Task directions: Reproduce the material word for word; the images stay out.

Collected data:

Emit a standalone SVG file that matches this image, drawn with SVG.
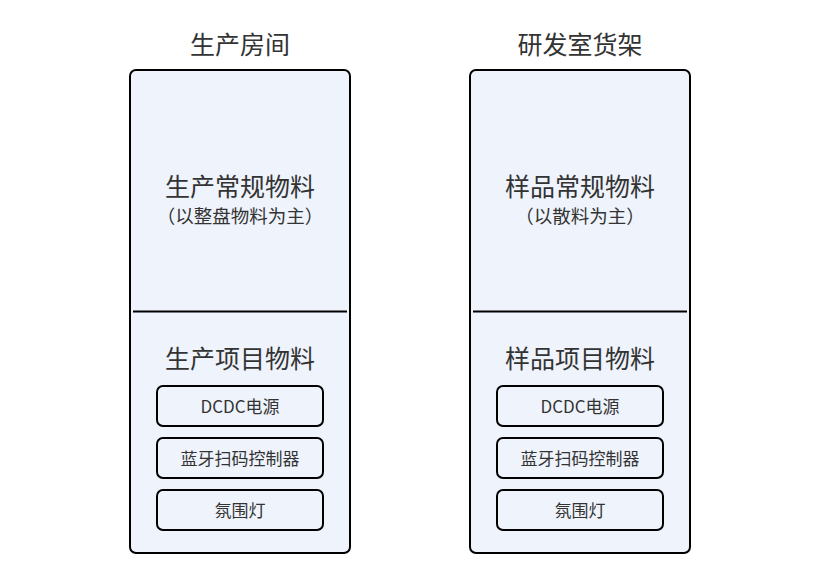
<svg xmlns="http://www.w3.org/2000/svg" width="830" height="583" viewBox="0 0 830 583">
<style>
text{font-family:"Noto Sans CJK SC","Noto Sans",sans-serif;fill:#333;text-anchor:middle;dominant-baseline:central}
.outer{fill:#eff3fc;stroke:#000;stroke-width:2}
.item{fill:#eff3fc;stroke:#000;stroke-width:2}
.div{stroke:#000;stroke-width:2}
.t1{font-size:25px}
.t2{font-size:18.5px}
.t3{font-size:17px}
</style>
<rect width="830" height="583" fill="#fff"/>
<g id="left">
<text class="t1" x="240" y="42.5">生产房间</text>
<rect class="outer" x="130" y="70" width="220" height="483" rx="6"/>
<line class="div" x1="133" y1="311.5" x2="347" y2="311.5"/>
<text class="t1" x="240" y="184.5">生产常规物料</text>
<text class="t2" x="240" y="215">（以整盘物料为主）</text>
<text class="t1" x="240" y="356.5">生产项目物料</text>
</g>
<g id="left-dcdc"><rect class="item" x="157" y="386" width="166" height="40" rx="6"/><text class="t3" x="240" y="405">DCDC电源</text></g>
<g id="left-bt"><rect class="item" x="157" y="438" width="166" height="40" rx="6"/><text class="t3" x="240" y="457">蓝牙扫码控制器</text></g>
<g id="left-light"><rect class="item" x="157" y="490" width="166" height="40" rx="6"/><text class="t3" x="240" y="509">氛围灯</text></g>
<g id="right">
<text class="t1" x="580" y="42.5">研发室货架</text>
<rect class="outer" x="470" y="70" width="220" height="483" rx="6"/>
<line class="div" x1="473" y1="311.5" x2="687" y2="311.5"/>
<text class="t1" x="580" y="184.5">样品常规物料</text>
<text class="t2" x="580" y="215">（以散料为主）</text>
<text class="t1" x="580" y="356.5">样品项目物料</text>
</g>
<g id="right-dcdc"><rect class="item" x="497" y="386" width="166" height="40" rx="6"/><text class="t3" x="580" y="405">DCDC电源</text></g>
<g id="right-bt"><rect class="item" x="497" y="438" width="166" height="40" rx="6"/><text class="t3" x="580" y="457">蓝牙扫码控制器</text></g>
<g id="right-light"><rect class="item" x="497" y="490" width="166" height="40" rx="6"/><text class="t3" x="580" y="509">氛围灯</text></g>
<g id="connectors"/>
</svg>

Answer to this exercise:
Emit a standalone SVG file that matches this image, drawn with SVG.
<svg xmlns="http://www.w3.org/2000/svg" width="830" height="583" viewBox="0 0 830 583">
<style>
text{font-family:"Noto Sans CJK SC","Noto Sans",sans-serif;fill:#333;text-anchor:middle;dominant-baseline:central}
.outer{fill:#eff3fc;stroke:#000;stroke-width:2}
.item{fill:#eff3fc;stroke:#000;stroke-width:2}
.div{stroke:#000;stroke-width:2}
.t1{font-size:25px}
.t2{font-size:18.5px}
.t3{font-size:17px}
</style>
<rect width="830" height="583" fill="#fff"/>
<g id="left">
<text class="t1" x="240" y="42.5">生产房间</text>
<rect class="outer" x="130" y="70" width="220" height="483" rx="6"/>
<line class="div" x1="133" y1="311.5" x2="347" y2="311.5"/>
<text class="t1" x="240" y="184.5">生产常规物料</text>
<text class="t2" x="240" y="215">（以整盘物料为主）</text>
<text class="t1" x="240" y="356.5">生产项目物料</text>
</g>
<g id="left-dcdc"><rect class="item" x="157" y="386" width="166" height="40" rx="6"/><text class="t3" x="240" y="405">DCDC电源</text></g>
<g id="left-bt"><rect class="item" x="157" y="438" width="166" height="40" rx="6"/><text class="t3" x="240" y="457">蓝牙扫码控制器</text></g>
<g id="left-light"><rect class="item" x="157" y="490" width="166" height="40" rx="6"/><text class="t3" x="240" y="509">氛围灯</text></g>
<g id="right">
<text class="t1" x="580" y="42.5">研发室货架</text>
<rect class="outer" x="470" y="70" width="220" height="483" rx="6"/>
<line class="div" x1="473" y1="311.5" x2="687" y2="311.5"/>
<text class="t1" x="580" y="184.5">样品常规物料</text>
<text class="t2" x="580" y="215">（以散料为主）</text>
<text class="t1" x="580" y="356.5">样品项目物料</text>
</g>
<g id="right-dcdc"><rect class="item" x="497" y="386" width="166" height="40" rx="6"/><text class="t3" x="580" y="405">DCDC电源</text></g>
<g id="right-bt"><rect class="item" x="497" y="438" width="166" height="40" rx="6"/><text class="t3" x="580" y="457">蓝牙扫码控制器</text></g>
<g id="right-light"><rect class="item" x="497" y="490" width="166" height="40" rx="6"/><text class="t3" x="580" y="509">氛围灯</text></g>
<g id="connectors"/>
</svg>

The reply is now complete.